Task to complete:
Carry none of the pictures over; write out the complete data exactly.

Material:
━━━━━━━━━━━━━━━━━━━━━━━━━━━━━━
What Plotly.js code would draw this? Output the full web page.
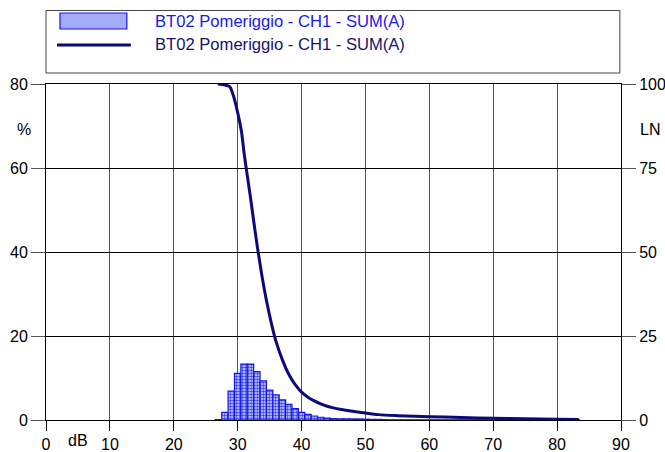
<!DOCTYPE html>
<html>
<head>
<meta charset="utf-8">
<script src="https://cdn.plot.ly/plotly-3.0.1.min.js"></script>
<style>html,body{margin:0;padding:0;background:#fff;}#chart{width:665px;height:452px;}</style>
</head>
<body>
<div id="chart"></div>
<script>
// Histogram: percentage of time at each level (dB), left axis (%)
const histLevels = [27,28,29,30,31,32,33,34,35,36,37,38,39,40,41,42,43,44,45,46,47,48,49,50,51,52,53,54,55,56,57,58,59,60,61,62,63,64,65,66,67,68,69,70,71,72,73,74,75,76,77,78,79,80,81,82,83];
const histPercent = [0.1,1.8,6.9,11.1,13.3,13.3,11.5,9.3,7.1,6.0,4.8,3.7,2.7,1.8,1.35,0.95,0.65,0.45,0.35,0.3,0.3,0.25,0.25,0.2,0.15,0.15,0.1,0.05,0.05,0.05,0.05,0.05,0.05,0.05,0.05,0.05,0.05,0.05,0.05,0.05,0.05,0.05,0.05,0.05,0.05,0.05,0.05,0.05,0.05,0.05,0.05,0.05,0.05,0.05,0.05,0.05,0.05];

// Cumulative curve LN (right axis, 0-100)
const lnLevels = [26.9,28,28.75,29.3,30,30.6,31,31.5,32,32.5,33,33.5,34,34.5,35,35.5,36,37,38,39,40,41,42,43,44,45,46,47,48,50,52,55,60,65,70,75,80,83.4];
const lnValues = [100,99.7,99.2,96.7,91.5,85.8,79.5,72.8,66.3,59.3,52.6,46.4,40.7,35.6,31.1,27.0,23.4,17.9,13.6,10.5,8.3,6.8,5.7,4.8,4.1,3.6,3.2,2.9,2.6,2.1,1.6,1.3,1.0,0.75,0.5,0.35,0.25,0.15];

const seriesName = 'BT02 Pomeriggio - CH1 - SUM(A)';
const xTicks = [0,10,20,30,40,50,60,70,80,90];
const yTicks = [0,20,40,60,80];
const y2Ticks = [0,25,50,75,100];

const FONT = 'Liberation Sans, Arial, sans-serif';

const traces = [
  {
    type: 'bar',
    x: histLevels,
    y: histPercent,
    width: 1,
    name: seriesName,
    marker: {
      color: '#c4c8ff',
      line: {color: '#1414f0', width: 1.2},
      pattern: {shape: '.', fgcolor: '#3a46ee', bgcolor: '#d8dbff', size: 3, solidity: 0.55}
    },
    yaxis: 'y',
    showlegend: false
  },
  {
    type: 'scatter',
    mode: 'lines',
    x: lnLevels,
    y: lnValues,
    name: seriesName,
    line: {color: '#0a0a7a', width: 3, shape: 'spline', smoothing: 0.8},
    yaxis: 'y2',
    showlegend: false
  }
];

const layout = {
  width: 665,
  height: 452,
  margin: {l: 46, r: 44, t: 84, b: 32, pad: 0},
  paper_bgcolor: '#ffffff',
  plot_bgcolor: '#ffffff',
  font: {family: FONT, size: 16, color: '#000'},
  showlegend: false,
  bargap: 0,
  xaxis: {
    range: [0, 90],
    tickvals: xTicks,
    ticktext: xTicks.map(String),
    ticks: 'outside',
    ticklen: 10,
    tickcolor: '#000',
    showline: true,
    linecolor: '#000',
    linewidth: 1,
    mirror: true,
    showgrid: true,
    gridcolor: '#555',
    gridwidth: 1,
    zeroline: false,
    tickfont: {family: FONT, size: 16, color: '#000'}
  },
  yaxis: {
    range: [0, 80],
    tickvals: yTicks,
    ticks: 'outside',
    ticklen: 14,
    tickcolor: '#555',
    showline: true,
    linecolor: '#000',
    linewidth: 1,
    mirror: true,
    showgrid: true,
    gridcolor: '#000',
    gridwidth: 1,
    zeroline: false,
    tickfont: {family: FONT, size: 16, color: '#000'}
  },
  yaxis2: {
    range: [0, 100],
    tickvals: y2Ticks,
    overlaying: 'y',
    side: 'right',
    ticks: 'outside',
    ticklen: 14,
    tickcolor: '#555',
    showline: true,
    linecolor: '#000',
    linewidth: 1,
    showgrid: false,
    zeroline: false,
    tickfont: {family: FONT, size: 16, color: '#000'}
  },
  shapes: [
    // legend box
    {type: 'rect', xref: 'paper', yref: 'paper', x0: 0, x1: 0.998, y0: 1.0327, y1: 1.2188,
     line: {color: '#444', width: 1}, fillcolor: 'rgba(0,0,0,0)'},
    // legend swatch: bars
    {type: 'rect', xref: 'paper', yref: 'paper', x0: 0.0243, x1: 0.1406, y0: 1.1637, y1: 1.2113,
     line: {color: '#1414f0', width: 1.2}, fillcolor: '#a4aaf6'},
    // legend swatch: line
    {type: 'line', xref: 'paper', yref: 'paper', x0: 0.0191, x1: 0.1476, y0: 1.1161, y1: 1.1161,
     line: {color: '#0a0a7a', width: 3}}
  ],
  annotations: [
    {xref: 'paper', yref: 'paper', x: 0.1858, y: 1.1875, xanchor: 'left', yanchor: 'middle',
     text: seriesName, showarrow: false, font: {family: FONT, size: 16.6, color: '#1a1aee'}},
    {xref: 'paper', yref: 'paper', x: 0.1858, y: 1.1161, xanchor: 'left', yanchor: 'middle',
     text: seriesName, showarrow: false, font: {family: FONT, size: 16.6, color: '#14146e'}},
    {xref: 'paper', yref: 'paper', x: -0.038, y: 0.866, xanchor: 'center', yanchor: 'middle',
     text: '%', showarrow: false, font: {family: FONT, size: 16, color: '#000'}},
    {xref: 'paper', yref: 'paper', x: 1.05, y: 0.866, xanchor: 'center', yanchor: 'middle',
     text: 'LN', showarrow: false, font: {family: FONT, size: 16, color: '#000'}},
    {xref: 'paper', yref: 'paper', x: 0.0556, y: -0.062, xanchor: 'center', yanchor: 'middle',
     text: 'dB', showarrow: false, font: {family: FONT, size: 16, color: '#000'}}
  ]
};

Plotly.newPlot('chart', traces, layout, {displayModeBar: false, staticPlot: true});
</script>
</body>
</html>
━━━━━━━━━━━━━━━━━━━━━━━━━━━━━━
Answer to the problem:
What Plotly.js code would draw this? Output the full web page.
<!DOCTYPE html>
<html>
<head>
<meta charset="utf-8">
<script src="https://cdn.plot.ly/plotly-3.0.1.min.js"></script>
<style>html,body{margin:0;padding:0;background:#fff;}#chart{width:665px;height:452px;}</style>
</head>
<body>
<div id="chart"></div>
<script>
// Histogram: percentage of time at each level (dB), left axis (%)
const histLevels = [27,28,29,30,31,32,33,34,35,36,37,38,39,40,41,42,43,44,45,46,47,48,49,50,51,52,53,54,55,56,57,58,59,60,61,62,63,64,65,66,67,68,69,70,71,72,73,74,75,76,77,78,79,80,81,82,83];
const histPercent = [0.1,1.8,6.9,11.1,13.3,13.3,11.5,9.3,7.1,6.0,4.8,3.7,2.7,1.8,1.35,0.95,0.65,0.45,0.35,0.3,0.3,0.25,0.25,0.2,0.15,0.15,0.1,0.05,0.05,0.05,0.05,0.05,0.05,0.05,0.05,0.05,0.05,0.05,0.05,0.05,0.05,0.05,0.05,0.05,0.05,0.05,0.05,0.05,0.05,0.05,0.05,0.05,0.05,0.05,0.05,0.05,0.05];

// Cumulative curve LN (right axis, 0-100)
const lnLevels = [26.9,28,28.75,29.3,30,30.6,31,31.5,32,32.5,33,33.5,34,34.5,35,35.5,36,37,38,39,40,41,42,43,44,45,46,47,48,50,52,55,60,65,70,75,80,83.4];
const lnValues = [100,99.7,99.2,96.7,91.5,85.8,79.5,72.8,66.3,59.3,52.6,46.4,40.7,35.6,31.1,27.0,23.4,17.9,13.6,10.5,8.3,6.8,5.7,4.8,4.1,3.6,3.2,2.9,2.6,2.1,1.6,1.3,1.0,0.75,0.5,0.35,0.25,0.15];

const seriesName = 'BT02 Pomeriggio - CH1 - SUM(A)';
const xTicks = [0,10,20,30,40,50,60,70,80,90];
const yTicks = [0,20,40,60,80];
const y2Ticks = [0,25,50,75,100];

const FONT = 'Liberation Sans, Arial, sans-serif';

const traces = [
  {
    type: 'bar',
    x: histLevels,
    y: histPercent,
    width: 1,
    name: seriesName,
    marker: {
      color: '#c4c8ff',
      line: {color: '#1414f0', width: 1.2},
      pattern: {shape: '.', fgcolor: '#3a46ee', bgcolor: '#d8dbff', size: 3, solidity: 0.55}
    },
    yaxis: 'y',
    showlegend: false
  },
  {
    type: 'scatter',
    mode: 'lines',
    x: lnLevels,
    y: lnValues,
    name: seriesName,
    line: {color: '#0a0a7a', width: 3, shape: 'spline', smoothing: 0.8},
    yaxis: 'y2',
    showlegend: false
  }
];

const layout = {
  width: 665,
  height: 452,
  margin: {l: 46, r: 44, t: 84, b: 32, pad: 0},
  paper_bgcolor: '#ffffff',
  plot_bgcolor: '#ffffff',
  font: {family: FONT, size: 16, color: '#000'},
  showlegend: false,
  bargap: 0,
  xaxis: {
    range: [0, 90],
    tickvals: xTicks,
    ticktext: xTicks.map(String),
    ticks: 'outside',
    ticklen: 10,
    tickcolor: '#000',
    showline: true,
    linecolor: '#000',
    linewidth: 1,
    mirror: true,
    showgrid: true,
    gridcolor: '#555',
    gridwidth: 1,
    zeroline: false,
    tickfont: {family: FONT, size: 16, color: '#000'}
  },
  yaxis: {
    range: [0, 80],
    tickvals: yTicks,
    ticks: 'outside',
    ticklen: 14,
    tickcolor: '#555',
    showline: true,
    linecolor: '#000',
    linewidth: 1,
    mirror: true,
    showgrid: true,
    gridcolor: '#000',
    gridwidth: 1,
    zeroline: false,
    tickfont: {family: FONT, size: 16, color: '#000'}
  },
  yaxis2: {
    range: [0, 100],
    tickvals: y2Ticks,
    overlaying: 'y',
    side: 'right',
    ticks: 'outside',
    ticklen: 14,
    tickcolor: '#555',
    showline: true,
    linecolor: '#000',
    linewidth: 1,
    showgrid: false,
    zeroline: false,
    tickfont: {family: FONT, size: 16, color: '#000'}
  },
  shapes: [
    // legend box
    {type: 'rect', xref: 'paper', yref: 'paper', x0: 0, x1: 0.998, y0: 1.0327, y1: 1.2188,
     line: {color: '#444', width: 1}, fillcolor: 'rgba(0,0,0,0)'},
    // legend swatch: bars
    {type: 'rect', xref: 'paper', yref: 'paper', x0: 0.0243, x1: 0.1406, y0: 1.1637, y1: 1.2113,
     line: {color: '#1414f0', width: 1.2}, fillcolor: '#a4aaf6'},
    // legend swatch: line
    {type: 'line', xref: 'paper', yref: 'paper', x0: 0.0191, x1: 0.1476, y0: 1.1161, y1: 1.1161,
     line: {color: '#0a0a7a', width: 3}}
  ],
  annotations: [
    {xref: 'paper', yref: 'paper', x: 0.1858, y: 1.1875, xanchor: 'left', yanchor: 'middle',
     text: seriesName, showarrow: false, font: {family: FONT, size: 16.6, color: '#1a1aee'}},
    {xref: 'paper', yref: 'paper', x: 0.1858, y: 1.1161, xanchor: 'left', yanchor: 'middle',
     text: seriesName, showarrow: false, font: {family: FONT, size: 16.6, color: '#14146e'}},
    {xref: 'paper', yref: 'paper', x: -0.038, y: 0.866, xanchor: 'center', yanchor: 'middle',
     text: '%', showarrow: false, font: {family: FONT, size: 16, color: '#000'}},
    {xref: 'paper', yref: 'paper', x: 1.05, y: 0.866, xanchor: 'center', yanchor: 'middle',
     text: 'LN', showarrow: false, font: {family: FONT, size: 16, color: '#000'}},
    {xref: 'paper', yref: 'paper', x: 0.0556, y: -0.062, xanchor: 'center', yanchor: 'middle',
     text: 'dB', showarrow: false, font: {family: FONT, size: 16, color: '#000'}}
  ]
};

Plotly.newPlot('chart', traces, layout, {displayModeBar: false, staticPlot: true});
</script>
</body>
</html>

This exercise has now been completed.